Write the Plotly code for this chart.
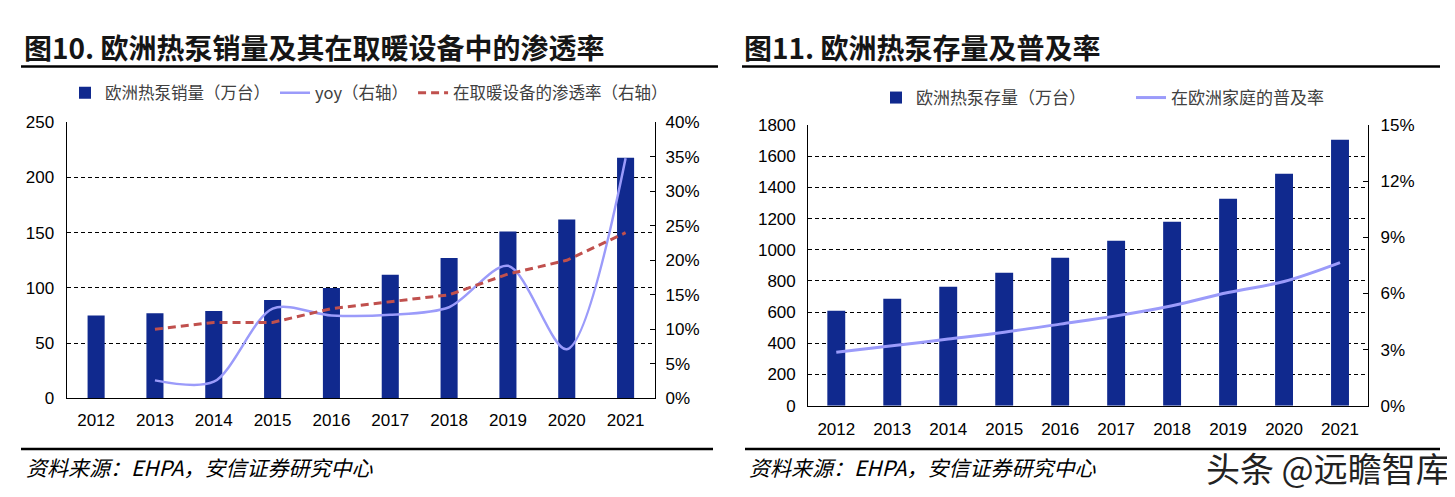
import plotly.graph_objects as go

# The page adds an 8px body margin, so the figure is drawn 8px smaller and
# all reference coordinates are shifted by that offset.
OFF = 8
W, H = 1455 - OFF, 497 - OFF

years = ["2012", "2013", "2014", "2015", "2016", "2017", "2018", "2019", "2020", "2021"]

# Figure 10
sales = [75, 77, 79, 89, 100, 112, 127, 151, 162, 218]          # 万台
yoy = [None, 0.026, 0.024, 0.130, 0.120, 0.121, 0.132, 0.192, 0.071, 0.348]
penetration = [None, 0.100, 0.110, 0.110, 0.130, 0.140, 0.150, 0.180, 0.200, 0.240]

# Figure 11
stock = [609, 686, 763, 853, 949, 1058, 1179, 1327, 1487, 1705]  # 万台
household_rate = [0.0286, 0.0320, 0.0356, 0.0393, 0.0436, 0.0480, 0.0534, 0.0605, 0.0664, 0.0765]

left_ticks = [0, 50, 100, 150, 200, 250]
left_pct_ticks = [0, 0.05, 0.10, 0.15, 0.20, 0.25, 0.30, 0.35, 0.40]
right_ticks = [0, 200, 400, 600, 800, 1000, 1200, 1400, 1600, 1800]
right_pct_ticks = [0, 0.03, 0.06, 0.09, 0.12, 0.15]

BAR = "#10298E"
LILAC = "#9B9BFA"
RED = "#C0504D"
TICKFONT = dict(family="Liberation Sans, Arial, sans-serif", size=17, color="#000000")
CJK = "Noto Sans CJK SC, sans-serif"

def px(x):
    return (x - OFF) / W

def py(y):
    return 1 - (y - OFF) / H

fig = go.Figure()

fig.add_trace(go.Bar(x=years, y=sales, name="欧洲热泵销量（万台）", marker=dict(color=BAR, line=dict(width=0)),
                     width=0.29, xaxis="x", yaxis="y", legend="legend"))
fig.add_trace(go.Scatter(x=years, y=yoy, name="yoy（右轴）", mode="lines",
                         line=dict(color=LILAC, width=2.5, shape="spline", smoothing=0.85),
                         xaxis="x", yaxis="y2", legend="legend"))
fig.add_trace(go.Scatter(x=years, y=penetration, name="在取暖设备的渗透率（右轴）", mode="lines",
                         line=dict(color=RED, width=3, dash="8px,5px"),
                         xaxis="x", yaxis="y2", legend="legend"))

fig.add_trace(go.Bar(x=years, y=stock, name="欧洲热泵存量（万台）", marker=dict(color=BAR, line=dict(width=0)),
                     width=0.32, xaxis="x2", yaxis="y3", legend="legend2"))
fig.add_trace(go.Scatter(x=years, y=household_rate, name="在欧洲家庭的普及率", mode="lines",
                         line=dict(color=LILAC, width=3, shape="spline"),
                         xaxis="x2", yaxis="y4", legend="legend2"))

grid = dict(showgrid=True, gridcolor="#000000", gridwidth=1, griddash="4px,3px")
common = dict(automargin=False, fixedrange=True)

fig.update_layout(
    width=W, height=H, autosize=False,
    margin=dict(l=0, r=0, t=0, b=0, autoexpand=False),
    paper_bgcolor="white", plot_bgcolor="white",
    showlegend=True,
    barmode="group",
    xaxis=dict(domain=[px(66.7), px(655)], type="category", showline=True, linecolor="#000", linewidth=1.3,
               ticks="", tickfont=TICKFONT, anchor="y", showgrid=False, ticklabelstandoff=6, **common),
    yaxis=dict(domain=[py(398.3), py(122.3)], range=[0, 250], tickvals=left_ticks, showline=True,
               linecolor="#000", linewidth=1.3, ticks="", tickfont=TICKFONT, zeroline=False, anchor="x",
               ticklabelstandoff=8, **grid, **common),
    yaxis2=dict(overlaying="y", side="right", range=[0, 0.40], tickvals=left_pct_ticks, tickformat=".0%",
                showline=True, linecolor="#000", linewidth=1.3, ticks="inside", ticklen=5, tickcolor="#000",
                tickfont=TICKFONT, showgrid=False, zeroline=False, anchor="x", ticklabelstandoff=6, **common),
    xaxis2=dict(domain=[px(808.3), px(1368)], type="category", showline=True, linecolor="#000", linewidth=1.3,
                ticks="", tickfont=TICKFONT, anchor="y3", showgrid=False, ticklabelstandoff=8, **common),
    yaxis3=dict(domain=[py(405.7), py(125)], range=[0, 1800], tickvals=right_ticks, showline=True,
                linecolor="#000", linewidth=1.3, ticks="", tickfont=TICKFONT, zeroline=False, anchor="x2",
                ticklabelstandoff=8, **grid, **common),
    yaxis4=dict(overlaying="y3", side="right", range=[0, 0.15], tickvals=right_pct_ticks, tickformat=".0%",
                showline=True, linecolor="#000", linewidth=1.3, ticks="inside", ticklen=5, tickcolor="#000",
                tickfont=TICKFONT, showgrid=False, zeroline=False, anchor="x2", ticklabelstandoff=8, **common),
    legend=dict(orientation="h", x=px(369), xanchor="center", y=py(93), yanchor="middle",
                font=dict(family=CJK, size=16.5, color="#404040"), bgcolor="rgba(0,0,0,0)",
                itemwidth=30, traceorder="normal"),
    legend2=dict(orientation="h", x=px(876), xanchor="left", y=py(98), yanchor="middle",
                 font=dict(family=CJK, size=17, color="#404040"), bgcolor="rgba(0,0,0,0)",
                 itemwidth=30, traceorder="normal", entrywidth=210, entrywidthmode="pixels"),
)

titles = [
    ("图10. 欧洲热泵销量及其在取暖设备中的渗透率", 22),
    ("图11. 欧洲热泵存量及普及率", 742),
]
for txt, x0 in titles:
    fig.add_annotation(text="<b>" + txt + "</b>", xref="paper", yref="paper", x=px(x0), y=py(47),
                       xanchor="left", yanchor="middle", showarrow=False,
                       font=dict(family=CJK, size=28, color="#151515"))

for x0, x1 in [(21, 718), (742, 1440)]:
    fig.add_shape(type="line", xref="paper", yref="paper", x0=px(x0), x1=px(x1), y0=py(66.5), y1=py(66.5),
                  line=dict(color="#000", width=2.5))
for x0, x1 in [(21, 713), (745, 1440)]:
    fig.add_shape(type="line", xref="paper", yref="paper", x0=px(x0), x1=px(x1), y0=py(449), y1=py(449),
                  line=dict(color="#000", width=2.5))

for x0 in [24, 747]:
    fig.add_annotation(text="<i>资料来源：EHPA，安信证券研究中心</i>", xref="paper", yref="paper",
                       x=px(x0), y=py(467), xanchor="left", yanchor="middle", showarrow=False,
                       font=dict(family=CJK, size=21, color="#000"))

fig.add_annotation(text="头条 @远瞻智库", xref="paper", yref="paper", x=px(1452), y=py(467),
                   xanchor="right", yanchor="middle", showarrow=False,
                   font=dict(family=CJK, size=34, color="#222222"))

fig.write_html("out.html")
...
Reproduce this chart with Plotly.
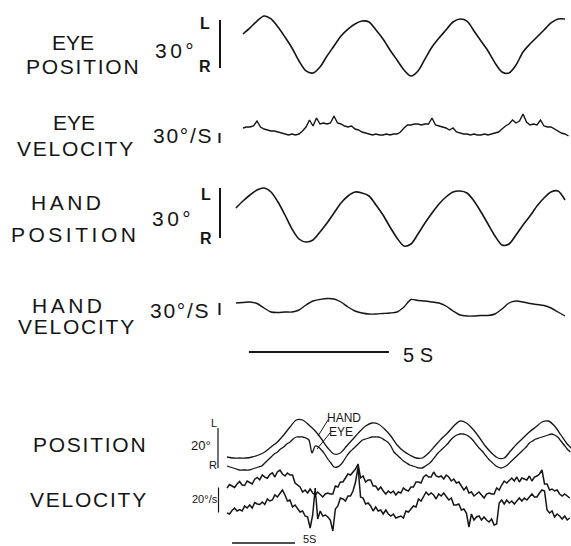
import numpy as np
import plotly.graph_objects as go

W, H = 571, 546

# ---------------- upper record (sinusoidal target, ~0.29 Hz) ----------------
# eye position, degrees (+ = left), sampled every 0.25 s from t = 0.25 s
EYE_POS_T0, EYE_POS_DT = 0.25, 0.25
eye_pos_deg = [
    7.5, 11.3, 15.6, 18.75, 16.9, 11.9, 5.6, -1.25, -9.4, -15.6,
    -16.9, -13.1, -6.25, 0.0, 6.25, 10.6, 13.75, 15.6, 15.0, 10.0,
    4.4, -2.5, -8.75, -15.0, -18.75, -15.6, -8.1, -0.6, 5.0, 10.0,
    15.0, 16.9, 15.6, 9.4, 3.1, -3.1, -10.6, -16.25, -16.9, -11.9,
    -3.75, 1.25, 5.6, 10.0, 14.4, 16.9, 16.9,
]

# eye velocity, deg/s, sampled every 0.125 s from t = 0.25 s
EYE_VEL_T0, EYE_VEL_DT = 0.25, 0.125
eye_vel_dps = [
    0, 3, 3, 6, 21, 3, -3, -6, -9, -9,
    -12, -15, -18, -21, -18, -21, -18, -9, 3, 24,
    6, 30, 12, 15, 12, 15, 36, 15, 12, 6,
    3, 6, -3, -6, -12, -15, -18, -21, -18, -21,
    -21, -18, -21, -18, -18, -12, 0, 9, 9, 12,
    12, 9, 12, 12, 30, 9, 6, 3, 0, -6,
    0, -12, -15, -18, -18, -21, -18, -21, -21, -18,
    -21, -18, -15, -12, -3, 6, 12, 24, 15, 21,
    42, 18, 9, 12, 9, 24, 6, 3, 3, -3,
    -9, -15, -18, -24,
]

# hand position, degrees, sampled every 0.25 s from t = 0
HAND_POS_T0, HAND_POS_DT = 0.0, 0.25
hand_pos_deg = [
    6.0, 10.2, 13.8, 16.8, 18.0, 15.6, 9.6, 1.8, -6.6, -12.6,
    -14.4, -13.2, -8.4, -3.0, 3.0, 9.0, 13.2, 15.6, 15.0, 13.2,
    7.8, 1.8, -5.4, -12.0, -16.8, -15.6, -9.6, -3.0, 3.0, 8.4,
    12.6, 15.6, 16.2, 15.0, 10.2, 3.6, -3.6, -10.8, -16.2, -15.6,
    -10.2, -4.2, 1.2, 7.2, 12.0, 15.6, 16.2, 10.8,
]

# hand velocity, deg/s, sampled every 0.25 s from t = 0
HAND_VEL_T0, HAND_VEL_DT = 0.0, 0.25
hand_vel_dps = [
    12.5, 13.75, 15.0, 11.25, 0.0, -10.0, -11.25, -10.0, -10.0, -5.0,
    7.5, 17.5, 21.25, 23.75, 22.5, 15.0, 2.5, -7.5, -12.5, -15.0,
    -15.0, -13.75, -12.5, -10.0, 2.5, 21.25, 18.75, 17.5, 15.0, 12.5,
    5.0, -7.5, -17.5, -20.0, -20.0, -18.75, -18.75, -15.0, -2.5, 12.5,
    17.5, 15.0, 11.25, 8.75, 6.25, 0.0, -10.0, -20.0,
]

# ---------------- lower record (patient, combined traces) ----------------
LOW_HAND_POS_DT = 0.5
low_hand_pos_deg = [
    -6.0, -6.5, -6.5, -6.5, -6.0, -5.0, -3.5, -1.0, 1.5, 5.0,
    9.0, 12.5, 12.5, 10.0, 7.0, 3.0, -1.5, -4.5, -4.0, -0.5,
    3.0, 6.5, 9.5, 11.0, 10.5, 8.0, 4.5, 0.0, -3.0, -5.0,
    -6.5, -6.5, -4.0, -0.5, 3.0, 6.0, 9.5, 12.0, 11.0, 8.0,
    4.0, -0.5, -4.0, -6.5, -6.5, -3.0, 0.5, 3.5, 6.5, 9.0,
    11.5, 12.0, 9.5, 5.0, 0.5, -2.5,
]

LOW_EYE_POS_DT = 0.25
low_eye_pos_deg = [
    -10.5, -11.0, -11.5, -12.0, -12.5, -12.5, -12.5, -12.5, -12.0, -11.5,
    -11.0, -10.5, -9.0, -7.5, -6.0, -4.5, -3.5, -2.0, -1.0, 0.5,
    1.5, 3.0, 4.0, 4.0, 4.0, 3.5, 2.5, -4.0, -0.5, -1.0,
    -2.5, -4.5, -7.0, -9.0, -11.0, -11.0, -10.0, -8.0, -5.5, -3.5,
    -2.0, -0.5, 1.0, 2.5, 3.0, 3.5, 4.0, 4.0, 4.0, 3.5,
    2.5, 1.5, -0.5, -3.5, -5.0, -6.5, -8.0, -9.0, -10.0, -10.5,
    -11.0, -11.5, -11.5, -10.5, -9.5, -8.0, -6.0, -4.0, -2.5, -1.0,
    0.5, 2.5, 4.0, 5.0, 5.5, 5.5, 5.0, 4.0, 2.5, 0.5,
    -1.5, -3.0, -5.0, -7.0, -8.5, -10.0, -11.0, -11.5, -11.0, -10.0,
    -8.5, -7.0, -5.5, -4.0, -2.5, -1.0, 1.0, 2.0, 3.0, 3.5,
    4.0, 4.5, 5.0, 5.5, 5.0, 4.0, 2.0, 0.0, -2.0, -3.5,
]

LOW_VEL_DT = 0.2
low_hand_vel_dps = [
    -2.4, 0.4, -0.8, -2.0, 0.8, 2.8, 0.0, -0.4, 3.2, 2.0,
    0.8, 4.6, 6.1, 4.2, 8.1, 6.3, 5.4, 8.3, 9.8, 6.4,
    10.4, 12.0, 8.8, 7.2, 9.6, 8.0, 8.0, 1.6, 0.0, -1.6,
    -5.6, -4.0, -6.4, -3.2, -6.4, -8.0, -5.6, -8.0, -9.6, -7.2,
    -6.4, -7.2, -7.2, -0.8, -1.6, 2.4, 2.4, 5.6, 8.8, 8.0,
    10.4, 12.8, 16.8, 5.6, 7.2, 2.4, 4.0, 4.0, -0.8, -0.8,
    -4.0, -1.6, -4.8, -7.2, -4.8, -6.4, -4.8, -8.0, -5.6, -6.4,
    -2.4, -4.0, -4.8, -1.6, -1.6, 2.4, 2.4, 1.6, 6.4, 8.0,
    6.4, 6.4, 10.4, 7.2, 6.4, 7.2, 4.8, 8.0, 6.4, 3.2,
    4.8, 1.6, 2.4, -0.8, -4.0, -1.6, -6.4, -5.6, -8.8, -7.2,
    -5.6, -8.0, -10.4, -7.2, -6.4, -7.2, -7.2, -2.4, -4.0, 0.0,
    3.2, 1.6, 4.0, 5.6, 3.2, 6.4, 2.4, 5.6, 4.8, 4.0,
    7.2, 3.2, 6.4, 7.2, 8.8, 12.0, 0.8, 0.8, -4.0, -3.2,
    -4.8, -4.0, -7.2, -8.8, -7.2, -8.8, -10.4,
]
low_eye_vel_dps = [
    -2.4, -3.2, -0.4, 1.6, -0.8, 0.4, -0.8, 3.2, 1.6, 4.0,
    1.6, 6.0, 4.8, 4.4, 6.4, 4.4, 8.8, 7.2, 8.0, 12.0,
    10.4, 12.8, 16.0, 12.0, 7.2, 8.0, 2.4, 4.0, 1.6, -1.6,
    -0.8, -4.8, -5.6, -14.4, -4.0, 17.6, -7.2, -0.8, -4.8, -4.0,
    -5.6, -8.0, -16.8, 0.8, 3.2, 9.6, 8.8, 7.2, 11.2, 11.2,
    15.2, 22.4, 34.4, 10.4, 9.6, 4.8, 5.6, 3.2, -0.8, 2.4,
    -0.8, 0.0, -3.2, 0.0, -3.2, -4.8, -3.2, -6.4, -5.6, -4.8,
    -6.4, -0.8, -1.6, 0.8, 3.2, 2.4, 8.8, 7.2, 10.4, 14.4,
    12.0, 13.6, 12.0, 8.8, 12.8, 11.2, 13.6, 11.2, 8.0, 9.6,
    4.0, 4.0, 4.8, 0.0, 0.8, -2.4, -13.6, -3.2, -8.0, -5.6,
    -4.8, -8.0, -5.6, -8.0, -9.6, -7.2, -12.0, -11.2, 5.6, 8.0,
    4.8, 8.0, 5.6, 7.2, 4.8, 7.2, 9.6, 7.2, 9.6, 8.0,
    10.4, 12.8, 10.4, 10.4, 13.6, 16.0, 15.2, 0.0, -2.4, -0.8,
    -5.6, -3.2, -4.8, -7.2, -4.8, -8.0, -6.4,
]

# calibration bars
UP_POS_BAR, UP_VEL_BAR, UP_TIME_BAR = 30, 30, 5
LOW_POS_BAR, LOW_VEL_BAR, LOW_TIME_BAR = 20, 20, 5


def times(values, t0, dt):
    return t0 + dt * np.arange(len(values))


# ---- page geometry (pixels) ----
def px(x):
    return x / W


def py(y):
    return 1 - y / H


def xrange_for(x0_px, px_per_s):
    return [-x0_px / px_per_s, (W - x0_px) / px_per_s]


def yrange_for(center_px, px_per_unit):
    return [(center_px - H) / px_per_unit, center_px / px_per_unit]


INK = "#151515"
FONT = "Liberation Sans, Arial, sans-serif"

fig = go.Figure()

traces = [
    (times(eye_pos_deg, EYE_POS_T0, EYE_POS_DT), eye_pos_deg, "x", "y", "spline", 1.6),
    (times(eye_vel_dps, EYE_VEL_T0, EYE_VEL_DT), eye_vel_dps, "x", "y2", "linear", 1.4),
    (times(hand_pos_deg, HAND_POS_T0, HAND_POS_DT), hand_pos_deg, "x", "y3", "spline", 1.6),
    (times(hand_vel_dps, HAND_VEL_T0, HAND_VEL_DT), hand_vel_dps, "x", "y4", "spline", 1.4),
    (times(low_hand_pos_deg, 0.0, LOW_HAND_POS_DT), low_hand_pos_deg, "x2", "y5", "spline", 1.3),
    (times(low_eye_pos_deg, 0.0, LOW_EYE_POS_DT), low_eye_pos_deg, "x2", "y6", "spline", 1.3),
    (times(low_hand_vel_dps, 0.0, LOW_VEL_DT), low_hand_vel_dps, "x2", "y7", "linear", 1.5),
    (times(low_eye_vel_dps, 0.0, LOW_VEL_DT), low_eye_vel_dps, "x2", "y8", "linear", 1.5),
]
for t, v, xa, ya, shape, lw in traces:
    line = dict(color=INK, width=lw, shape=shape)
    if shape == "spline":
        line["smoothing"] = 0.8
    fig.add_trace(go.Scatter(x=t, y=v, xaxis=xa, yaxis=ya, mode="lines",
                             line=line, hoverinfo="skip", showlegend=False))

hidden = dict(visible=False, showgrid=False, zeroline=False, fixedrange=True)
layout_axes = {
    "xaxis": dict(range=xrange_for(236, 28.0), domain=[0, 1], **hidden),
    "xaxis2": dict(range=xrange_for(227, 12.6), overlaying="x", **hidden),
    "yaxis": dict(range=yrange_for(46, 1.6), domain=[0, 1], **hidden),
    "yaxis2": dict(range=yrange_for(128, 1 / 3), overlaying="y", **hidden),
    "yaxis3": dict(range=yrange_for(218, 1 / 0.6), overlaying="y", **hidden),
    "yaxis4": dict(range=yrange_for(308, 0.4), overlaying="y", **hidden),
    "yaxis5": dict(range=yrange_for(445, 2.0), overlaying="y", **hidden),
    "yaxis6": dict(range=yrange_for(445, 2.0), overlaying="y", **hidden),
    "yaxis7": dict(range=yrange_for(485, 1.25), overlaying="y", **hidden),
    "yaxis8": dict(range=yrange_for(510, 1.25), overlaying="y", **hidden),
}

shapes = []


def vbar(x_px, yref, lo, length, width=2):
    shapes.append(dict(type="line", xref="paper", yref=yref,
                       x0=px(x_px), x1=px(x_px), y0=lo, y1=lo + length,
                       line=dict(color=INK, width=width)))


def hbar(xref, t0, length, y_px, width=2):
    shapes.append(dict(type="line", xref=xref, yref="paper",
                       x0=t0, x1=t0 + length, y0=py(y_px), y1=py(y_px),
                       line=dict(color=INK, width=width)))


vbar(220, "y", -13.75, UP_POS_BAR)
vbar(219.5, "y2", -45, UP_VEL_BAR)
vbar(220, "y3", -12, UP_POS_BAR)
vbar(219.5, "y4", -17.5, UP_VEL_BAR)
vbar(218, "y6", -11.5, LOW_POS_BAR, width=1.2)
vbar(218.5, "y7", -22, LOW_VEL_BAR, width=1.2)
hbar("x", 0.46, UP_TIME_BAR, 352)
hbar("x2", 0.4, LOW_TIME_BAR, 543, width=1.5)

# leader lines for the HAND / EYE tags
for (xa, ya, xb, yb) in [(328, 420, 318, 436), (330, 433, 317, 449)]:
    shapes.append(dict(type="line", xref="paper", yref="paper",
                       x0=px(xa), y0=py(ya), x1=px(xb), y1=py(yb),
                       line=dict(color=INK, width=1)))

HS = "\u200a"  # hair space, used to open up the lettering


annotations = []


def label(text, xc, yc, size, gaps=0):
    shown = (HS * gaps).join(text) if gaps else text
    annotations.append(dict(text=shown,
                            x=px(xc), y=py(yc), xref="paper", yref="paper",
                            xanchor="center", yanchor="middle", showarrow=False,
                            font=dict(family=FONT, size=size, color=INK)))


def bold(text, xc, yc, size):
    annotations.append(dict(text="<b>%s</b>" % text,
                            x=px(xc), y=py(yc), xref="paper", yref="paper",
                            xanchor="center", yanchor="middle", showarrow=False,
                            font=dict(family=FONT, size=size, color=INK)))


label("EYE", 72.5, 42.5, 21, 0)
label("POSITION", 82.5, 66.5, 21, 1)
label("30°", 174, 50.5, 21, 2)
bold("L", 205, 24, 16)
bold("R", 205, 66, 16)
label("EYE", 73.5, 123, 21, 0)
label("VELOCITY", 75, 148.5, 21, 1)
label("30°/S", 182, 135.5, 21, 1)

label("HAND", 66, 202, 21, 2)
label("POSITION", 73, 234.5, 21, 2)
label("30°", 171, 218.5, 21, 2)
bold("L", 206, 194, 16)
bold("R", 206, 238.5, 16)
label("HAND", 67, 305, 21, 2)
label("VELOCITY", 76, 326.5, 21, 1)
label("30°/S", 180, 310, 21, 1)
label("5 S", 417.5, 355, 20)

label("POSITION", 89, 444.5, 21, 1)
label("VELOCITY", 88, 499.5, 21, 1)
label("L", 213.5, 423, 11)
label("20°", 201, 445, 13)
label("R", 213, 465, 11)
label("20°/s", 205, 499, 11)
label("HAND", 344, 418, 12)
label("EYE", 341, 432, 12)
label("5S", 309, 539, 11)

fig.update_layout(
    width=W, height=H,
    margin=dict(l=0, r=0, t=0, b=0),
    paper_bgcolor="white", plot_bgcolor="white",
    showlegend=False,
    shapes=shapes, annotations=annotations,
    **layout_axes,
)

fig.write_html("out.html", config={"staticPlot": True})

> TASK DIRECTIONS
Leave the pictures out and copy exactly the lines from the one with "Reproduce this chart with Plotly." to the one with "W, H = 571, 546", both included.

> FINAL ANSWER
Reproduce this chart with Plotly.
import numpy as np
import plotly.graph_objects as go

W, H = 571, 546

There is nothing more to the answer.